An employee who is terminated without cause from their job is generally entitled to receive either reasonable working notice or pay in lieu of notice. Often, employment agreements will contain provisions specifying exactly how much notice or pay is required. These are important provisions for employers as, without these provisions, they may be obligated to pay very high compensation to terminated employees as damages for wrongful dismissal.
However, having such a provision, even if absolutely valid and enforceable, might not be enough. In the recent Ontario Superior Court decision Humphrey v. Menē, Justice Gina Papageorgiou found that an employer could not rely on such a provision because their bad faith conduct amounted to a repudiation of the entire employment contract, including the termination provisions therein.
Duty of Good Faith
Employers have an obligation of good faith and fair dealing in the manner of dismissal of their employees. They cannot be unduly insensitive and unreasonable in the manner of dismissal. They must also be candid and forthright with their employees. The duty of good faith also imposes an obligation to protect employees from bullying, intimidation and harassment by managers.
In Humphrey v. Menē, it was acknowledged that all employment agreements possess the implied term that employers will conduct themselves in good faith. Where an employer departs from this implied term of good faith in a significant way, employees should not be bound by the “extremely disadvantageous provisions” they agreed to.
Humphrey v. Menē: The Bad Faith Conduct
Justice Papageorgiou awarded the employee with $75,000 in aggravated and punitive damages as a result of the employer’s bad faith conduct. That bad faith conduct included:
- Hostile, belittling and controlling behaviour by the CEO including swearing at the employee;
- Subjecting the employee to a toxic workplace;
- Setting the employee up to fail;
- Embarrassing and humiliating the employee before co-workers and clients;
- Significantly exaggerating performance issues; and
- Alleging cause for termination when the employer knew or should have known that it did not have cause for termination. Here, the employer was aware for more than five months that their “for cause termination” argument was untenable.

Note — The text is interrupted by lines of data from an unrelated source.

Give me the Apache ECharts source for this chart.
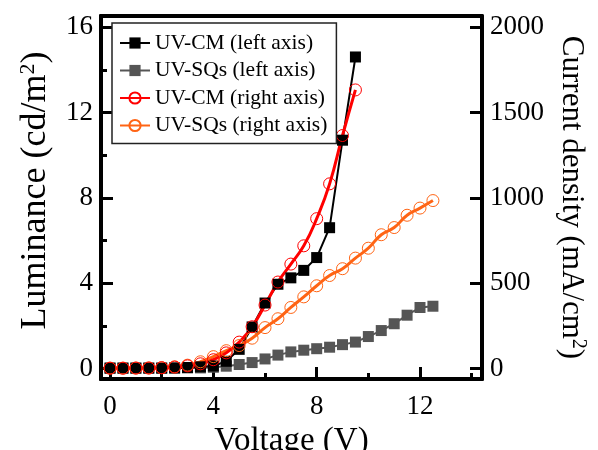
<!DOCTYPE html>
<html>
<head>
<meta charset="utf-8">
<script src="https://cdn.jsdelivr.net/npm/echarts@6/dist/echarts.min.js"></script>
<style>
  html, body { margin: 0; padding: 0; background: #fff; }
  #chart { width: 598px; height: 450px; }
</style>
</head>
<body>
<div id="chart"></div>
<script>
  // data
  const voltage = [0, 0.5, 1, 1.5, 2, 2.5, 3, 3.5, 4, 4.5, 5, 5.5, 6, 6.5, 7, 7.5, 8, 8.5, 9, 9.5, 10, 10.5, 11, 11.5, 12, 12.5];
  const cmLuminance = [0.02, 0.02, 0.02, 0.02, 0.02, 0.03, 0.05, 0.08, 0.12, 0.34, 0.9, 1.95, 3.07, 3.95, 4.25, 4.6, 5.2, 6.6, 10.7, 14.6];
  const sqLuminance = [0.02, 0.02, 0.02, 0.02, 0.02, 0.02, 0.03, 0.03, 0.06, 0.11, 0.19, 0.28, 0.45, 0.63, 0.78, 0.86, 0.93, 1.0, 1.12, 1.24, 1.5, 1.78, 2.1, 2.5, 2.86, 2.92];
  const cmCurrent = [2, 2, 3, 3, 5, 9, 16, 28, 52, 92, 155, 245, 372, 507, 612, 719, 878, 1082, 1365, 1632];
  const sqCurrent = [3, 3, 3, 4, 5, 10, 20, 40, 70, 105, 135, 178, 240, 292, 358, 420, 485, 545, 585, 647, 705, 784, 826, 898, 940, 984];

  const xTicks = [0, 4, 8, 12];
  const xMinorTicks = [2, 6, 10, 14];
  const lumTicks = [0, 4, 8, 12, 16];
  const lumMinorTicks = [2, 6, 10, 14];
  const currentTicks = [0, 500, 1000, 1500, 2000];

  const font = 'Liberation Serif';
  const pairs = vals => vals.map((v, i) => [voltage[i], v]);

  function tickAxis(ticks, len, labelMargin, extra) {
    return Object.assign({
      type: 'value',
      splitLine: { show: false },
      axisLine: { show: true, onZero: false, lineStyle: { color: '#000', width: 4 } },
      axisTick: { show: true, inside: true, length: len, customValues: ticks, lineStyle: { color: '#000', width: 3 } },
      axisLabel: labelMargin != null
        ? { show: true, customValues: ticks, fontFamily: font, fontSize: 27, color: '#000', margin: labelMargin, formatter: v => String(v) }
        : { show: false }
    }, extra);
  }

  const chart = echarts.init(document.getElementById('chart'));
  chart.setOption({
    animation: false,
    backgroundColor: '#fff',
    grid: { left: 101, right: 116, top: 16, bottom: 71, containLabel: false, outerBoundsMode: 'none' },
    legend: {
      orient: 'vertical',
      left: 112,
      top: 23,
      itemWidth: 30,
      itemHeight: 14,
      itemGap: 5.5,
      padding: [9, 9, 7, 7],
      borderColor: '#222',
      borderWidth: 1.5,
      backgroundColor: '#fff',
      textStyle: { fontFamily: font, fontSize: 21.5, color: '#000' },
      data: ['UV-CM (left axis)', 'UV-SQs (left axis)', 'UV-CM (right axis)', 'UV-SQs (right axis)']
    },
    xAxis: [
      tickAxis(xTicks, 12, 14, {
        position: 'bottom', min: -0.35, max: 14.4,
        name: 'Voltage (V)', nameLocation: 'middle', nameGap: 42,
        nameTextStyle: { fontFamily: font, fontSize: 33, color: '#000' }
      }),
      tickAxis(xMinorTicks, 6, null, { position: 'bottom', min: -0.35, max: 14.4 }),
      { type: 'value', position: 'top', min: -0.35, max: 14.4, splitLine: { show: false },
        axisLine: { show: true, onZero: false, lineStyle: { color: '#000', width: 4 } },
        axisTick: { show: false }, axisLabel: { show: false } }
    ],
    yAxis: [
      tickAxis(lumTicks, 12, 8, {
        position: 'left', min: -0.49, max: 16.52,
        name: '{a|Luminance (cd/m}{s|2}{a|)}', nameLocation: 'middle', nameGap: 46,
        nameTextStyle: {
          padding: [0, 0, 0, 14],
          rich: {
            a: { fontFamily: font, fontSize: 36, color: '#000' },
            s: { fontFamily: font, fontSize: 22, color: '#000', verticalAlign: 'top', padding: [0, 0, 16, 0] }
          }
        }
      }),
      tickAxis(lumMinorTicks, 6, null, { position: 'left', min: -0.49, max: 16.52 }),
      tickAxis(currentTicks, 12, 8, {
        position: 'right', min: -61, max: 2065,
        name: '{a|Current density (mA/cm}{s|2}{a|)}', nameLocation: 'middle', nameGap: 72, nameRotate: -90,
        nameTextStyle: {
          rich: {
            a: { fontFamily: font, fontSize: 31, color: '#000' },
            s: { fontFamily: font, fontSize: 20, color: '#000', verticalAlign: 'top', padding: [0, 0, 14, 0] }
          }
        }
      })
    ],
    series: [
      {
        name: 'UV-SQs (left axis)', type: 'line', xAxisIndex: 0, yAxisIndex: 0,
        data: pairs(sqLuminance), symbol: 'rect', symbolSize: 11,
        itemStyle: { color: '#555555' }, lineStyle: { color: '#555555', width: 2 }
      },
      {
        name: 'UV-CM (left axis)', type: 'line', xAxisIndex: 0, yAxisIndex: 0,
        data: pairs(cmLuminance), symbol: 'rect', symbolSize: 11,
        itemStyle: { color: '#000' }, lineStyle: { color: '#000', width: 2 }
      },
      {
        name: 'UV-SQs (right axis)', type: 'line', xAxisIndex: 0, yAxisIndex: 2,
        data: pairs(sqCurrent), symbol: 'circle', symbolSize: 12, smooth: true,
        itemStyle: { color: 'rgba(255,255,255,0)', borderColor: '#ff6414', borderWidth: 1 },
        lineStyle: { color: '#ff6414', width: 3 }
      },
      {
        name: 'UV-CM (right axis)', type: 'line', xAxisIndex: 0, yAxisIndex: 2,
        data: pairs(cmCurrent), symbol: 'circle', symbolSize: 12, smooth: true,
        itemStyle: { color: 'rgba(255,255,255,0)', borderColor: '#ff0000', borderWidth: 1 },
        lineStyle: { color: '#ff0000', width: 3 }
      }
    ]
  });
</script>
</body>
</html>
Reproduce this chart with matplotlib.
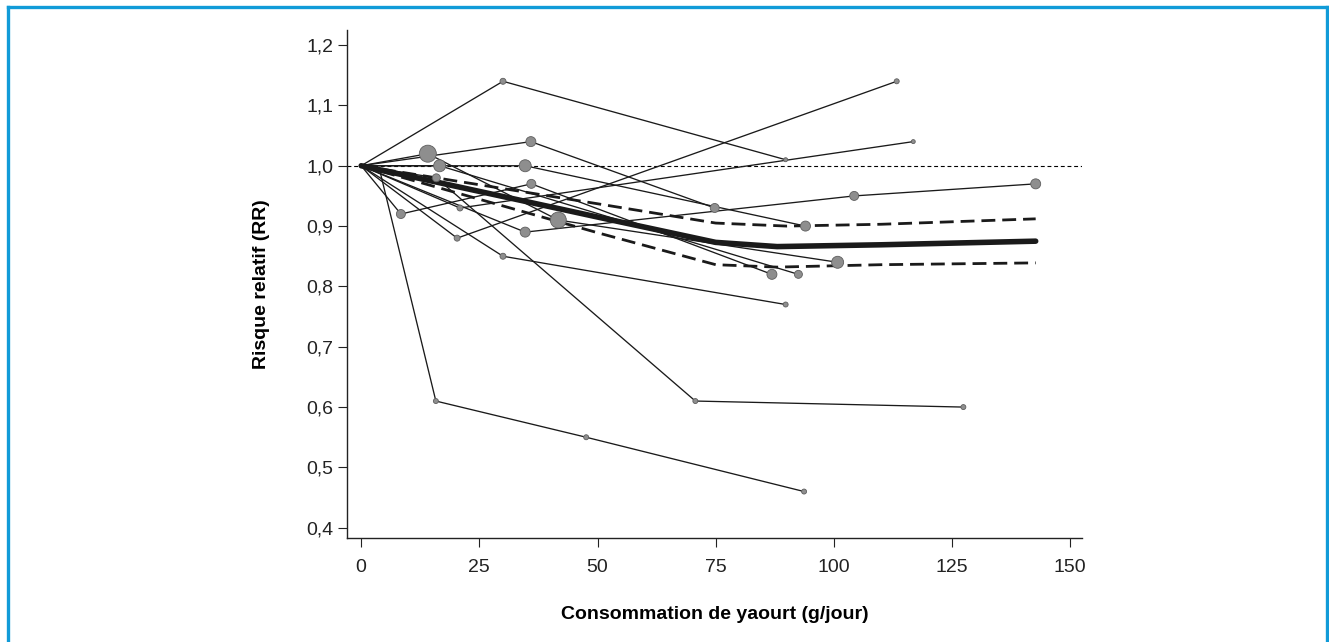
import matplotlib
matplotlib.use("Agg")
import matplotlib.pyplot as plt
from matplotlib.lines import Line2D

plt.rcParams['font.family'] = ['Liberation Sans', 'DejaVu Sans']

# Études individuelles : doses (g/jour), risques relatifs, poids (taille du point)
doses = [
    [0, 30.0, 89.8],
    [0, 4.0, 15.8, 47.6, 93.7],
    [0, 15.9, 70.7, 127.4],
    [0, 8.4, 36.0, 86.9],
    [0, 34.7, 104.3, 142.7],
    [0, 35.9, 74.8],
    [0, 34.7, 94.0],
    [0, 20.3, 113.3],
    [0, 14.1, 41.7, 100.8],
    [0, 20.9, 116.8],
    [0, 16.6, 92.5],
    [0, 30.0, 89.8],
]
rr = [
    [1.0, 1.14, 1.01],
    [1.0, 0.99, 0.61, 0.55, 0.46],
    [1.0, 0.98, 0.61, 0.60],
    [1.0, 0.92, 0.97, 0.82],
    [1.0, 0.89, 0.95, 0.97],
    [1.0, 1.04, 0.93],
    [1.0, 1.00, 0.90],
    [1.0, 0.88, 1.14],
    [1.0, 1.02, 0.91, 0.84],
    [1.0, 0.93, 1.04],
    [1.0, 1.00, 0.82],
    [1.0, 0.85, 0.77],
]
poids = [
    [0, 3, 2],
    [0, 0, 2.5, 2.5, 2.5],
    [0, 4, 2.5, 2.5],
    [0, 4.5, 4.5, 5],
    [0, 5, 4.5, 5],
    [0, 5, 4.5],
    [0, 6, 5],
    [0, 3, 2.5],
    [0, 8.5, 8, 6],
    [0, 3, 2],
    [0, 6, 4],
    [0, 3, 2.5],
]

# Courbe dose-réponse poolée et intervalle de confiance
pool_x = [0, 50, 75, 88, 110, 142.7]
pool_rr = [1.0, 0.915, 0.873, 0.866, 0.869, 0.875]
ic_haut_x = [0, 50, 75, 90, 110, 142.7]
ic_haut = [1.0, 0.937, 0.905, 0.900, 0.903, 0.912]
ic_bas_x = [0, 50, 75, 88, 110, 142.7]
ic_bas = [1.0, 0.889, 0.836, 0.832, 0.836, 0.839]

x_ticks = [0, 25, 50, 75, 100, 125, 150]
y_ticks = [0.4, 0.5, 0.6, 0.7, 0.8, 0.9, 1.0, 1.1, 1.2]
y_labels = ['0,4', '0,5', '0,6', '0,7', '0,8', '0,9', '1,0', '1,1', '1,2']

fig = plt.figure(figsize=(13.29, 6.42), dpi=100)
ax = fig.add_axes([347 / 1329, 104 / 642, 735 / 1329, 508 / 642])

ax.axhline(1.0, color='black', lw=0.8, ls=(0, (3.5, 2.5)), zorder=1)

for xs, ys in zip(doses, rr):
    ax.plot(xs, ys, color='#1a1a1a', lw=0.95, zorder=2)

ax.plot(ic_haut_x, ic_haut, color='#1a1a1a', lw=2.0, ls=(0, (5, 2.5)), zorder=3)
ax.plot(ic_bas_x, ic_bas, color='#1a1a1a', lw=2.0, ls=(0, (5, 2.5)), zorder=3)
ax.plot(pool_x, pool_rr, color='#1a1a1a', lw=4.0, solid_capstyle='round', zorder=3)

for xs, ys, ps in zip(doses, rr, poids):
    pts = [(x, y, p) for x, y, p in zip(xs, ys, ps) if p > 0]
    ax.scatter([p[0] for p in pts], [p[1] for p in pts],
               s=[(1.44 * p[2]) ** 2 for p in pts],
               color='#8e8e8e', edgecolors='#5e5e5e', linewidths=0.6, zorder=4)

ax.set_xlim(-3, 152.5)
ax.set_ylim(0.383, 1.225)
ax.set_xticks(x_ticks)
ax.set_yticks(y_ticks)
ax.set_yticklabels(y_labels)
ax.tick_params(labelsize=14, length=6.5, width=0.8, colors='#222222')
ax.tick_params(axis='x', pad=8.5)
ax.tick_params(axis='y', pad=3.5)
ax.spines['top'].set_visible(False)
ax.spines['right'].set_visible(False)
for s in ['left', 'bottom']:
    ax.spines[s].set_linewidth(1.0)
    ax.spines[s].set_color('#222222')

ax.set_xlabel('Consommation de yaourt (g/jour)', fontsize=14, fontweight='bold', labelpad=22)
ax.set_ylabel('Risque relatif (RR)', fontsize=14, fontweight='bold', labelpad=26)

# cadre bleu (ouvert en bas)
bleu = '#119bd8'
fig.add_artist(Line2D([8 / 1329, 8 / 1329], [0, 635 / 642], color=bleu, lw=2.4, transform=fig.transFigure))
fig.add_artist(Line2D([8 / 1329, 1327 / 1329], [635 / 642, 635 / 642], color=bleu, lw=2.4, transform=fig.transFigure))
fig.add_artist(Line2D([1327 / 1329, 1327 / 1329], [0, 635 / 642], color=bleu, lw=2.4, transform=fig.transFigure))

fig.savefig('out.png', dpi=100)
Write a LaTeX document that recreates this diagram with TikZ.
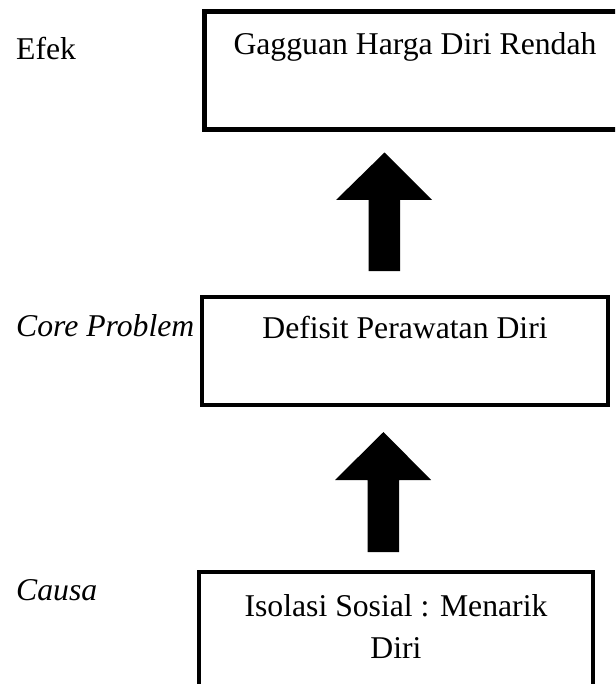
\documentclass[tikz,border=0pt]{standalone}
\usepackage{fontspec}
\setmainfont{Liberation Serif}
\begin{document}
\begin{tikzpicture}[x=1pt,y=-1pt,
  box/.style={draw=black,rectangle,inner sep=0pt,line join=miter,line width=4.6pt},
  txt/.style={anchor=base,inner sep=0pt,font=\fontsize{31.7}{42}\selectfont},
  lbl/.style={anchor=base west,inner sep=0pt,font=\fontsize{31.7}{42}\selectfont},
  blockarrow/.style={fill=black,draw=none}]
\useasboundingbox (0,0) rectangle (615,684);
\clip (0,0) rectangle (615,684);
\fill[white] (0,0) rectangle (615,684);
% boxes
\node[box,minimum width=422pt,minimum height=118pt] (b1) at (415.5,70.5) {};
\node[box,minimum width=406pt,minimum height=108pt] (b2) at (405,351) {};
\node[box,minimum width=394pt,minimum height=140pt] (b3) at (396,642) {};
% box texts
\node[txt] (t1) at (415,55) {Gagguan Harga Diri Rendah};
\node[txt] (t2) at (405,338) {Defisit Perawatan Diri};
\node[txt] (t3a) at (396,616) {Isolasi Sosial : Menarik};
\node[txt] (t3b) at (396,658) {Diri};
% left labels
\node[lbl] (l1) at (16,60) {Efek};
\node[lbl] (l2) at (16,336) {\itshape Core Problem};
\node[lbl] (l3) at (16,600) {\itshape Causa};
% block arrows
\fill[blockarrow] (368.5,271) -- (400,271) -- (400,200) -- (432,200) -- (384.5,152.5) -- (336,200) -- (368.5,200) -- cycle;
\fill[blockarrow] (367.5,552) -- (399,552) -- (399,480) -- (431,480) -- (383.5,432) -- (335,480) -- (367.5,480) -- cycle;
\end{tikzpicture}
\end{document}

Furthermore, the bad faith conduct amounted to a repudiation of the employment agreement and therefore entitled the employee to common law wrongful dismissal damages. The employee was awarded with 11 months’ notice, which amounted to approximately $82,500.
This decision represents an important reminder to all employers that they must treat their employees fairly and always comply with their implied duty of good faith Had the employer complied with their duty of good faith, the employee would only have been owed their minimum entitlements under the Employment Standards Act and the employer would not have had to pay $82,500 in wrongful dismissal damages and $75,000 in aggravated and punitive damages.
Employers, therefore, should strive to always act fairly and honestly when terminating an employee. Do not pretend to terminate for cause where you know cause does not exist. This may backfire in a very serious and very costly way.